Central Bank of Egypt (Reuters)
The Central Bank of Egypt left key interest rates unchanged at its Monetary Policy Committee meeting on Thursday.
The overnight deposit rate, overnight lending rate, and the rate of the main operation were left unchanged at 16.75 percent, 17.75 percent, and 17.25 percent respectively.
The discount rate was also kept unchanged at 17.25 percent.
"The MPC decided that keeping key policy rates unchanged remains consistent with achieving the targeted disinflation path," a statement from the MPC read.
Annual headline and core inflation recorded 11.4 and 11.1 percent respectively in May, the lowest figures since April 2016.
"Single digit inflation is expected to be reached after the temporary effect of supply shocks dissipates," the MPC says.
The government hiked fuel prices earlier this month, as part of its plan to phase out fuel subsidies to curb the budget deficit.
Currently, international factors put upward pressure on domestic fiscal consolidation, as oil prices increased and financial conditions tightened.
"Fiscal consolidation measures are expected to lead to one-off increases in the price level, which translates into temporary higher inflation rates," the statement says.
Nevertheless, the MPC expects annual headline inflation to remain consistent with the target of ±3 percent in the fourth quarter of 2018, according to the statement.

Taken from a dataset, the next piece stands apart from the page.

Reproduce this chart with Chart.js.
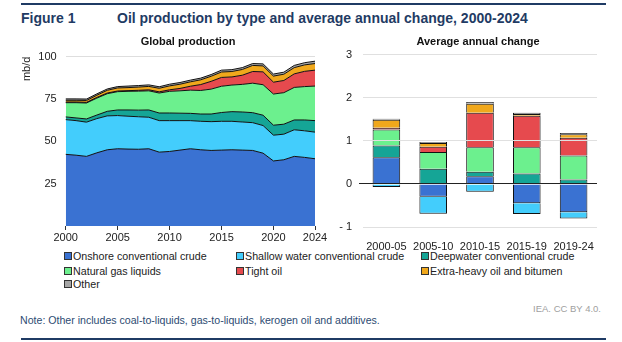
<!DOCTYPE html>
<html>
<head>
<meta charset="utf-8">
<script src="https://cdn.jsdelivr.net/npm/chart.js@4/dist/chart.umd.min.js"></script>
<style>
  body { margin: 0; background: #fff; font-family: "Liberation Sans", Arial, sans-serif; }
  #wrap { position: relative; width: 622px; height: 342px; overflow: hidden; }
  .abs { position: absolute; white-space: nowrap; line-height: 1; }
  .rule { position: absolute; left: 21px; width: 585px; height: 2px; background: #1f3b64; }
  .sub { font-weight: bold; font-size: 11px; color: #111; text-align: center; width: 200px; }
  .leg { font-size: 10.7px; color: #222; }
  .leg i { display: inline-block; width: 6px; height: 6px; border: 1px solid #333; margin-right: 1px; vertical-align: 0px; }
</style>
</head>
<body>
<div id="wrap">
  <div class="rule" style="top:3px"></div>
  <div class="abs" style="left:21px;top:11px;font-size:14px;font-weight:bold;color:#1f3b64">Figure 1</div>
  <div class="abs" style="left:117px;top:11px;font-size:14px;font-weight:bold;color:#1f3b64">Oil production by type and average annual change, 2000-2024</div>
  <canvas id="prodChart" class="abs" style="left:20px;top:41px"></canvas>
  <canvas id="changeChart" class="abs" style="left:330px;top:41px"></canvas>
  <div class="abs sub" style="left:88px;top:36px">Global production</div>
  <div class="abs sub" style="left:378px;top:36px">Average annual change</div>
  <div id="legend"></div>
  <div class="abs" style="left:501px;top:304px;font-size:9.5px;color:#a0a0a0;width:100px;text-align:right">IEA. CC BY 4.0.</div>
  <div class="abs" style="left:20px;top:315px;font-size:10.6px;color:#2d4b72">Note: Other includes coal-to-liquids, gas-to-liquids, kerogen oil and additives.</div>
  <div class="rule" style="top:338px"></div>
</div>
<script>
// series names and colours
const seriesNames = ["Onshore conventional crude", "Shallow water conventional crude", "Deepwater conventional crude",
    "Natural gas liquids", "Tight oil", "Extra-heavy oil and bitumen", "Other"];
const seriesColors = ["#3a72d2", "#43cdfc", "#15a596", "#6cf08e", "#e64a4e", "#f0a81c", "#a6a6a6"];

// global production, mb/d
const years = ["2000", "2001", "2002", "2003", "2004", "2005", "2006", "2007", "2008", "2009", "2010", "2011", "2012",
    "2013", "2014", "2015", "2016", "2017", "2018", "2019", "2020", "2021", "2022", "2023", "2024"];
const onshore = [42.3, 41.8, 41.1, 43.2, 45.0, 45.6, 45.4, 45.3, 45.6, 43.6, 44.0, 44.8, 45.6, 45.0, 44.6, 44.8, 45.0, 44.8, 44.6, 43.0, 38.4, 39.1, 41.1, 40.5, 39.7];
const shallow = [20.5, 20.4, 20.2, 20.2, 20.0, 19.6, 19.4, 19.2, 18.6, 18.6, 18.2, 17.4, 16.6, 16.8, 17.0, 17.0, 16.8, 16.6, 16.4, 16.3, 15.2, 15.1, 15.7, 15.7, 15.7];
const deepwater = [1.6, 1.6, 1.9, 2.1, 2.7, 3.3, 3.7, 3.9, 4.3, 4.5, 4.5, 4.4, 4.3, 4.3, 4.5, 5.2, 5.7, 5.9, 5.9, 6.1, 5.9, 5.9, 5.8, 6.4, 6.8];
const ngl = [8.4, 9.0, 9.4, 10.0, 10.4, 10.8, 11.0, 11.2, 11.3, 11.8, 12.8, 13.2, 13.7, 13.9, 14.7, 15.5, 15.7, 16.3, 17.4, 18.0, 18.4, 18.6, 19.2, 19.7, 20.4];
const tight = [0.4, 0.4, 0.4, 0.4, 0.4, 0.4, 0.4, 0.5, 0.6, 0.7, 0.9, 1.4, 2.3, 3.5, 4.6, 5.2, 4.8, 5.4, 6.9, 7.6, 7.0, 7.2, 8.0, 9.0, 9.4];
const extraHeavy = [1.0, 1.0, 1.1, 1.3, 1.6, 1.8, 1.8, 1.9, 2.0, 2.1, 2.3, 2.5, 2.6, 2.8, 3.0, 3.2, 3.2, 3.4, 3.6, 3.5, 3.6, 3.7, 3.7, 3.8, 3.9];
const other = [0.8, 0.8, 0.8, 0.8, 0.8, 0.8, 0.9, 0.9, 0.9, 0.9, 1.0, 1.0, 1.0, 1.0, 1.0, 1.1, 1.1, 1.1, 1.1, 1.2, 1.2, 1.2, 1.3, 1.3, 1.4];

// average annual change, mb/d per year
const periods = ["2000-05", "2005-10", "2010-15", "2015-19", "2019-24"];
const chgOnshore = [0.62, -0.30, 0.18, -0.45, -0.66];
const chgShallow = [-0.07, -0.39, -0.18, -0.25, -0.14];
const chgDeepwater = [0.27, 0.35, 0.10, 0.24, 0.10];
const chgNgl = [0.37, 0.39, 0.57, 0.61, 0.56];
const chgTight = [0.04, 0.12, 0.80, 0.73, 0.41];
const chgExtraHeavy = [0.19, 0.09, 0.21, 0.04, 0.08];
const chgOther = [0.02, 0.02, 0.04, 0.03, 0.03];

const prodTicks = [25, 50, 75, 100];

Chart.defaults.font.family = '"Liberation Sans", Arial, sans-serif';
Chart.defaults.font.size = 11;
Chart.defaults.color = "#222";

// legend
const legend = document.getElementById("legend");
const legX = [64, 236, 421];
const legY = [251, 265.5, 278.5];
seriesNames.forEach((name, i) => {
    const d = document.createElement("div");
    d.className = "abs leg";
    d.style.left = legX[i % 3] + "px";
    d.style.top = legY[Math.floor(i / 3)] + "px";
    d.innerHTML = `<i style="background:${seriesColors[i]}"></i>${name}`;
    legend.appendChild(d);
});

const prodSeries = [onshore, shallow, deepwater, ngl, tight, extraHeavy, other];
const chgSeries = [chgOnshore, chgShallow, chgDeepwater, chgNgl, chgTight, chgExtraHeavy, chgOther];

function shownYear(label, i) {
    return (+label % 5 === 0) || i === years.length - 1;
}

const prodCanvas = document.getElementById("prodChart");
prodCanvas.width = 310;
prodCanvas.height = 209;
new Chart(prodCanvas, {
    type: "line",
    data: {
        labels: years,
        datasets: prodSeries.map((vals, i) => ({
            label: seriesNames[i],
            data: vals,
            backgroundColor: seriesColors[i],
            borderColor: "#111",
            borderWidth: 1,
            pointRadius: 0,
            tension: 0,
            fill: i === 0 ? "origin" : "-1"
        }))
    },
    options: {
        responsive: false,
        animation: false,
        layout: { padding: { top: 0, right: 15 } },
        plugins: { legend: { display: false }, tooltip: { enabled: false } },
        scales: {
            x: {
                offset: false,
                grid: {
                    drawOnChartArea: false,
                    tickLength: 4,
                    color: ctx => shownYear(years[ctx.index], ctx.index) ? "#333" : "rgba(0,0,0,0)"
                },
                border: { display: false },
                ticks: {
                    autoSkip: false,
                    maxRotation: 0,
                    padding: 1,
                    callback: (v, i) => shownYear(years[i], i) ? years[i] : ""
                },
                afterFit: s => { s.height = 24; }
            },
            y: {
                stacked: true,
                min: 0,
                max: 100,
                afterBuildTicks: s => { s.ticks = prodTicks.map(v => ({ value: v })); },
                grid: { color: "#dedede", drawTicks: false },
                border: { display: false },
                ticks: { padding: 9 },
                title: { display: true, text: "mb/d", align: "end", padding: 0, font: { size: 11 } },
                afterFit: s => { s.width = 45.7; }
            }
        }
    }
});

const chgCanvas = document.getElementById("changeChart");
chgCanvas.width = 292;
chgCanvas.height = 209;
new Chart(chgCanvas, {
    type: "bar",
    data: {
        labels: periods,
        datasets: chgSeries.map((vals, i) => ({
            label: seriesNames[i],
            data: vals,
            backgroundColor: seriesColors[i],
            borderColor: "#111",
            borderWidth: 1,
            barPercentage: 0.59,
            categoryPercentage: 1
        }))
    },
    options: {
        responsive: false,
        animation: false,
        layout: { padding: { top: 0, right: 25 } },
        plugins: { legend: { display: false }, tooltip: { enabled: false } },
        scales: {
            x: {
                stacked: true,
                grid: { display: false },
                border: { display: false },
                ticks: { padding: 5, maxRotation: 0, autoSkip: false },
                afterFit: s => { s.height = 23; }
            },
            y: {
                stacked: true,
                min: -1,
                max: 3,
                ticks: {
                    stepSize: 1,
                    padding: 7,
                    callback: v => v < 0 ? "- " + Math.abs(v) : v
                },
                grid: {
                    color: ctx => ctx.tick && ctx.tick.value === 0 ? "#222" : "#e0e0e0",
                    tickColor: ctx => ctx.tick && ctx.tick.value === 0 ? "#222" : "rgba(0,0,0,0)",
                    tickLength: 4,
                    z: 1
                },
                border: { display: false },
                afterFit: s => { s.width = 33; }
            }
        }
    }
});
</script>
</body>
</html>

The Ministry of Finance is targeting a primary surplus of around 0.2 percent of GDP in fiscal year 2017/18 and 2 percent the following years.
Unemployment recorded 10.6 percent, the lowest figure since Q4 2010.
GDP growth also increased in Q1 2018, with a preliminary estimate of 5.4 percent, continuing an upward trend since Q4 2016.
"Meanwhile, potential output is estimated to have benefited from structural reforms in the Egyptian economy, thereby easing inflation pressures from the pickup in economic demand," the MPC says.
The CBE had left interest rates unchanged last month, after cutting rates in February and in March by 100 basis points each time.